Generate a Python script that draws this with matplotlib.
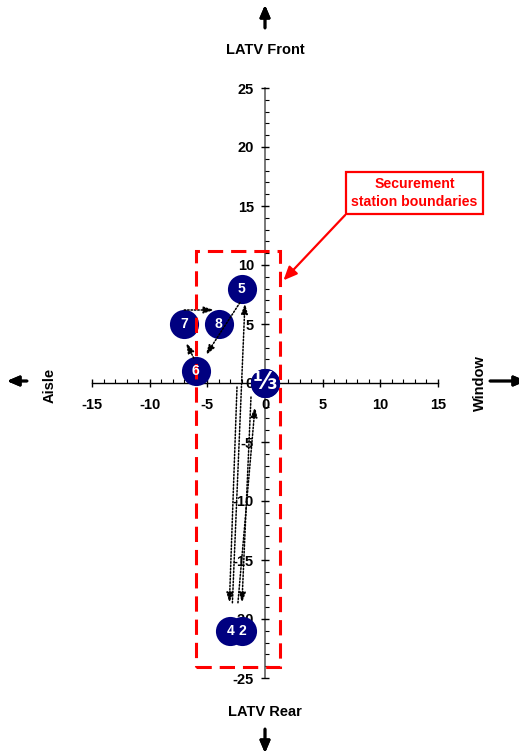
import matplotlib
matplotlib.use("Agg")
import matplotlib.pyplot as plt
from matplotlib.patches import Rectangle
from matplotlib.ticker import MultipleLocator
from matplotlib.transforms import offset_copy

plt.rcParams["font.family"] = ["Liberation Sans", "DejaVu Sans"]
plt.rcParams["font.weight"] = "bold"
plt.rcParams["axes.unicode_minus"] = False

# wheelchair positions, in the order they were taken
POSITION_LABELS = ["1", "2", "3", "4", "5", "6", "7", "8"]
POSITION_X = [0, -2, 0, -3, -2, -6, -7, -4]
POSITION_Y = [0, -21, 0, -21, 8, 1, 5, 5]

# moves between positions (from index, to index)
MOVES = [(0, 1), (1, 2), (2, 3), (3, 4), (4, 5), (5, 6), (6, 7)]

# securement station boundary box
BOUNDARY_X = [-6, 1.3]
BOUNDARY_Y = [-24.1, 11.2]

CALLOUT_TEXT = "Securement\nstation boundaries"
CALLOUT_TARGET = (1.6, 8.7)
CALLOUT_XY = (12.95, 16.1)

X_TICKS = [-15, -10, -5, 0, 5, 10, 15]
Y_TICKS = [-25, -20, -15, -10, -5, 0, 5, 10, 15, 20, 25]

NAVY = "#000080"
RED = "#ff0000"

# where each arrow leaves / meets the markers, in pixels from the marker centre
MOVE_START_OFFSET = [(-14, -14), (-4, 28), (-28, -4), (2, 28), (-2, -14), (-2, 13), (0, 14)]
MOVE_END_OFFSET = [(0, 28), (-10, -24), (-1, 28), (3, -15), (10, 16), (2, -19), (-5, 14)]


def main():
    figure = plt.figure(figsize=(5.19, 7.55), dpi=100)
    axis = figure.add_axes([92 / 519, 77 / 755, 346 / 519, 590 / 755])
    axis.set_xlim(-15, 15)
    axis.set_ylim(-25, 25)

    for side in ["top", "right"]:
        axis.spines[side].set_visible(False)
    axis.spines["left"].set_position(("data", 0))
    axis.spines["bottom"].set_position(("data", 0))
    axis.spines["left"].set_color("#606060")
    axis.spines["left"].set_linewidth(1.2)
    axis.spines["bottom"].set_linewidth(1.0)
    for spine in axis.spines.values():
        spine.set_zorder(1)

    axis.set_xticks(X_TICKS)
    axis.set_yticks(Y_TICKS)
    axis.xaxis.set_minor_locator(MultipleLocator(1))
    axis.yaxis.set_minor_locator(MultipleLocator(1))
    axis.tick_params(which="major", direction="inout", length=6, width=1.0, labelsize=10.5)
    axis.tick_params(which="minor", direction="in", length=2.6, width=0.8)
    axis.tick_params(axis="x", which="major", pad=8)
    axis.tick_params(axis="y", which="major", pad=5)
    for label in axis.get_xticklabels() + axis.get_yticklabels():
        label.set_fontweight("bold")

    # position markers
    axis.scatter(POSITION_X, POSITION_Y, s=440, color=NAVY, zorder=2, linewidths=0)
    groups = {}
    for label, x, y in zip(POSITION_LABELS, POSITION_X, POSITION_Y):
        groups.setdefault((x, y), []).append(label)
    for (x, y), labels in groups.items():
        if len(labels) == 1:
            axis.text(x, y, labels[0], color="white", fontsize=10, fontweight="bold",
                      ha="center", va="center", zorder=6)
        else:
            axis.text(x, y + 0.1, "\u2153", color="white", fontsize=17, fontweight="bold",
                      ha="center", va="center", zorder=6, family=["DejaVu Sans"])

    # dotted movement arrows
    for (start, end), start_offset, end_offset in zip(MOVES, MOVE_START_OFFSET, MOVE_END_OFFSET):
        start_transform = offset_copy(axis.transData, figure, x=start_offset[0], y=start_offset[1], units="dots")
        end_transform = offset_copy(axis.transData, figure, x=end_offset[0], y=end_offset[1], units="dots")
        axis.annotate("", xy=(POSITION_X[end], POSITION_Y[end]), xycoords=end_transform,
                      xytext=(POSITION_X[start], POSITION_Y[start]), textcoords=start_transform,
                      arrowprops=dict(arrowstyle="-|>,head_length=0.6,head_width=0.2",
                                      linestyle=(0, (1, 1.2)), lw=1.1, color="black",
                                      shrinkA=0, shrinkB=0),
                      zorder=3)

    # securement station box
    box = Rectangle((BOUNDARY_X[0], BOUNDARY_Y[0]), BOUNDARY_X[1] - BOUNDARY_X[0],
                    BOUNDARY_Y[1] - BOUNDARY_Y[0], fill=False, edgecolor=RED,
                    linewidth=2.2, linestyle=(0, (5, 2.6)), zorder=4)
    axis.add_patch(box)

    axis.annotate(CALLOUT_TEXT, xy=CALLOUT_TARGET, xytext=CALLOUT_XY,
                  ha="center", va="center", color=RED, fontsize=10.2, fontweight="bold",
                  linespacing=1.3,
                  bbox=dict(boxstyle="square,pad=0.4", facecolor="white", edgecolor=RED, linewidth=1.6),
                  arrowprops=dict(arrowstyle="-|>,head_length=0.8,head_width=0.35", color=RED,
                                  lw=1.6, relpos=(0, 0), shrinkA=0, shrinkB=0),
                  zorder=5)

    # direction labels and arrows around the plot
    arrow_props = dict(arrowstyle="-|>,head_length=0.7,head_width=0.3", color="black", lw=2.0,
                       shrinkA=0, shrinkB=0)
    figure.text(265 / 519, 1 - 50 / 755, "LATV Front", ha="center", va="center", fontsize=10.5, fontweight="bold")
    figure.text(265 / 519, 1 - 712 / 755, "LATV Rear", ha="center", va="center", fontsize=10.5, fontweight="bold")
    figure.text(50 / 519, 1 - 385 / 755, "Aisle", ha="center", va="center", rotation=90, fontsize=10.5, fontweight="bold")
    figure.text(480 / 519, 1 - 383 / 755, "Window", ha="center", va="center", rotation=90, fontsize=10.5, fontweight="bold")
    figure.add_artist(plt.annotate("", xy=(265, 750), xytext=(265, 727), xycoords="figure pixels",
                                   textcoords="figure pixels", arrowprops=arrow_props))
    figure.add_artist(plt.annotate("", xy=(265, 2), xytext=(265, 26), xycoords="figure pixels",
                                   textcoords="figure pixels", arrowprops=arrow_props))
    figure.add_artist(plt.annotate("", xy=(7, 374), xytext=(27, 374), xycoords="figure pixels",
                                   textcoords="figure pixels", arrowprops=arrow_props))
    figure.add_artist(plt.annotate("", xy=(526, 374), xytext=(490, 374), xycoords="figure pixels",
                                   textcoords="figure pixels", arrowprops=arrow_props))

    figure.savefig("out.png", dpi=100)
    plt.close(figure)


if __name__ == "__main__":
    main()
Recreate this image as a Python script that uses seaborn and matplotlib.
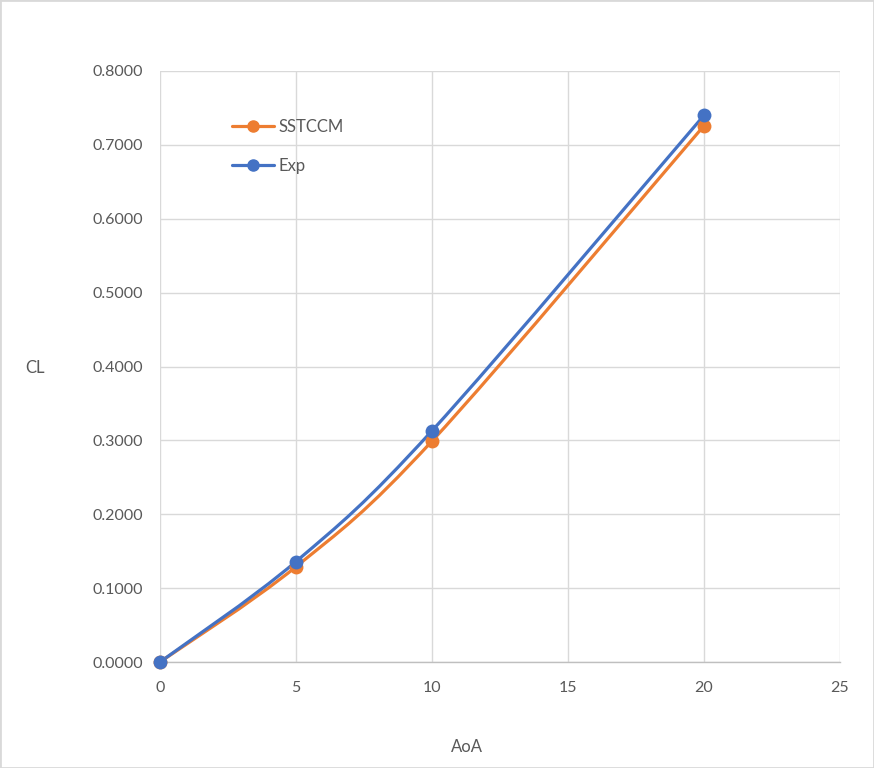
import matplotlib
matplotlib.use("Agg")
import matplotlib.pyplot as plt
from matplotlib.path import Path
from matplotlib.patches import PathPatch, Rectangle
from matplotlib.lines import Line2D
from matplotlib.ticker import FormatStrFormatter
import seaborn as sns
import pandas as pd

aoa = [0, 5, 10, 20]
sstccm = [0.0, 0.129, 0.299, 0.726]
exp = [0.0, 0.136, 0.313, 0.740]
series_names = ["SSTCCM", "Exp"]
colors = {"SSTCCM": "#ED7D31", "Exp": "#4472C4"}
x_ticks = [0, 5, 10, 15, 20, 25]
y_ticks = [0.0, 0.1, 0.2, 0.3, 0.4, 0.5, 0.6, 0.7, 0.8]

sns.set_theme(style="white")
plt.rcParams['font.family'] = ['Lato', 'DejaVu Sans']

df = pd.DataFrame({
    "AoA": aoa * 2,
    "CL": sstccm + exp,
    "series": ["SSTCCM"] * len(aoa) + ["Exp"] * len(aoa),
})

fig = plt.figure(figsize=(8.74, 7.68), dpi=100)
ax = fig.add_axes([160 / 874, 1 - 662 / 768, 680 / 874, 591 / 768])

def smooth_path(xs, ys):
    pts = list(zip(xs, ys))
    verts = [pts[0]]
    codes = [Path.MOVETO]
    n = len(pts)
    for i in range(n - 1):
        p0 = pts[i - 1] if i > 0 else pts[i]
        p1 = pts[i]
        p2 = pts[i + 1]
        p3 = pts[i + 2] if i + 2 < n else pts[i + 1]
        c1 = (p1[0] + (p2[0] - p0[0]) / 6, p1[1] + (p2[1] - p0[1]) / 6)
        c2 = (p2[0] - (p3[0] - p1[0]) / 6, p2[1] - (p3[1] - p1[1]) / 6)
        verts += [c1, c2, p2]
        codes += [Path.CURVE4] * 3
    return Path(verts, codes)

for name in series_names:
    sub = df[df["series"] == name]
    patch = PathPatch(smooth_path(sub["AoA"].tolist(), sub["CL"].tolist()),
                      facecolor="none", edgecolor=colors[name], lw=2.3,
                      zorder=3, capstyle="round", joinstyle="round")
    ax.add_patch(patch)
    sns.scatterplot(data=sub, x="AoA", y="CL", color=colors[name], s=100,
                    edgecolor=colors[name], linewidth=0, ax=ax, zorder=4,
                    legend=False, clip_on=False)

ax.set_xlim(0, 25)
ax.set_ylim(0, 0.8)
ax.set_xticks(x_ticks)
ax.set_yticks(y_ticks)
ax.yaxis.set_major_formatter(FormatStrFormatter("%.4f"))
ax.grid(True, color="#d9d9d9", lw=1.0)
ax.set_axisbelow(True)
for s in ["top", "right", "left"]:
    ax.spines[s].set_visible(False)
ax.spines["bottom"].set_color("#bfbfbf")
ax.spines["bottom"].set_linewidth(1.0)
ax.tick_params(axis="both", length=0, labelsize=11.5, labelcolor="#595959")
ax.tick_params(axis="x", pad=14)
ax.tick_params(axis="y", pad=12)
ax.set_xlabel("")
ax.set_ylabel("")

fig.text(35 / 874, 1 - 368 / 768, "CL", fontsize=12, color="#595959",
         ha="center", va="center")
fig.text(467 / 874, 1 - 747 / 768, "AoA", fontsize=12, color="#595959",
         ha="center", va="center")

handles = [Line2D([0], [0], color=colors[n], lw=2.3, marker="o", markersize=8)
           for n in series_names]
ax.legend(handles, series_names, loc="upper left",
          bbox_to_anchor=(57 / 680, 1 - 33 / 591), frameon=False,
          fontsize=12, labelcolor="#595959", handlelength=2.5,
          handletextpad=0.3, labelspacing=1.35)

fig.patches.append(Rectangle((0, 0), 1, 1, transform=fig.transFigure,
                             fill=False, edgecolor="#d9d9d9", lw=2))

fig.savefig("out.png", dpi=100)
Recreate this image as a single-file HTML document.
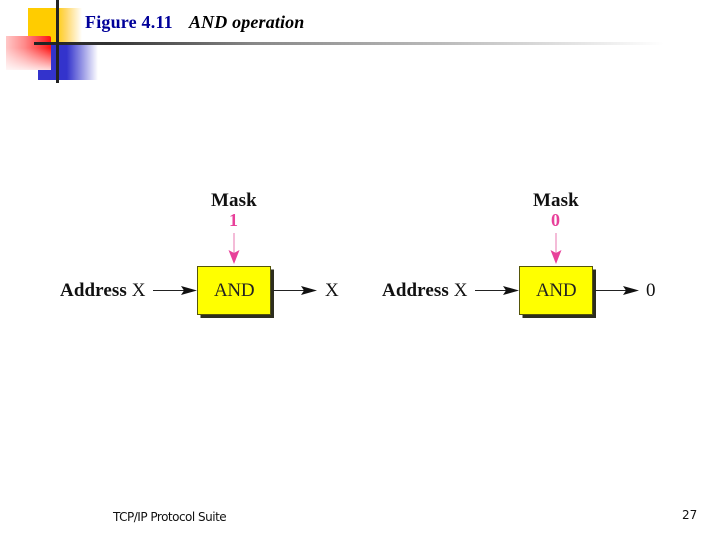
+===+
* STATED PROBLEM *
The lines from the top of the data above through the one holding "axis.set_ylim(-25, 25)" are to be repeated exactly, and only those, with no pictures.

* RESPONSE BELOW *
Generate a Python script that draws this with matplotlib.
import matplotlib
matplotlib.use("Agg")
import matplotlib.pyplot as plt
from matplotlib.patches import Rectangle
from matplotlib.ticker import MultipleLocator
from matplotlib.transforms import offset_copy

plt.rcParams["font.family"] = ["Liberation Sans", "DejaVu Sans"]
plt.rcParams["font.weight"] = "bold"
plt.rcParams["axes.unicode_minus"] = False

# wheelchair positions, in the order they were taken
POSITION_LABELS = ["1", "2", "3", "4", "5", "6", "7", "8"]
POSITION_X = [0, -2, 0, -3, -2, -6, -7, -4]
POSITION_Y = [0, -21, 0, -21, 8, 1, 5, 5]

# moves between positions (from index, to index)
MOVES = [(0, 1), (1, 2), (2, 3), (3, 4), (4, 5), (5, 6), (6, 7)]

# securement station boundary box
BOUNDARY_X = [-6, 1.3]
BOUNDARY_Y = [-24.1, 11.2]

CALLOUT_TEXT = "Securement\nstation boundaries"
CALLOUT_TARGET = (1.6, 8.7)
CALLOUT_XY = (12.95, 16.1)

X_TICKS = [-15, -10, -5, 0, 5, 10, 15]
Y_TICKS = [-25, -20, -15, -10, -5, 0, 5, 10, 15, 20, 25]

NAVY = "#000080"
RED = "#ff0000"

# where each arrow leaves / meets the markers, in pixels from the marker centre
MOVE_START_OFFSET = [(-14, -14), (-4, 28), (-28, -4), (2, 28), (-2, -14), (-2, 13), (0, 14)]
MOVE_END_OFFSET = [(0, 28), (-10, -24), (-1, 28), (3, -15), (10, 16), (2, -19), (-5, 14)]


def main():
    figure = plt.figure(figsize=(5.19, 7.55), dpi=100)
    axis = figure.add_axes([92 / 519, 77 / 755, 346 / 519, 590 / 755])
    axis.set_xlim(-15, 15)
    axis.set_ylim(-25, 25)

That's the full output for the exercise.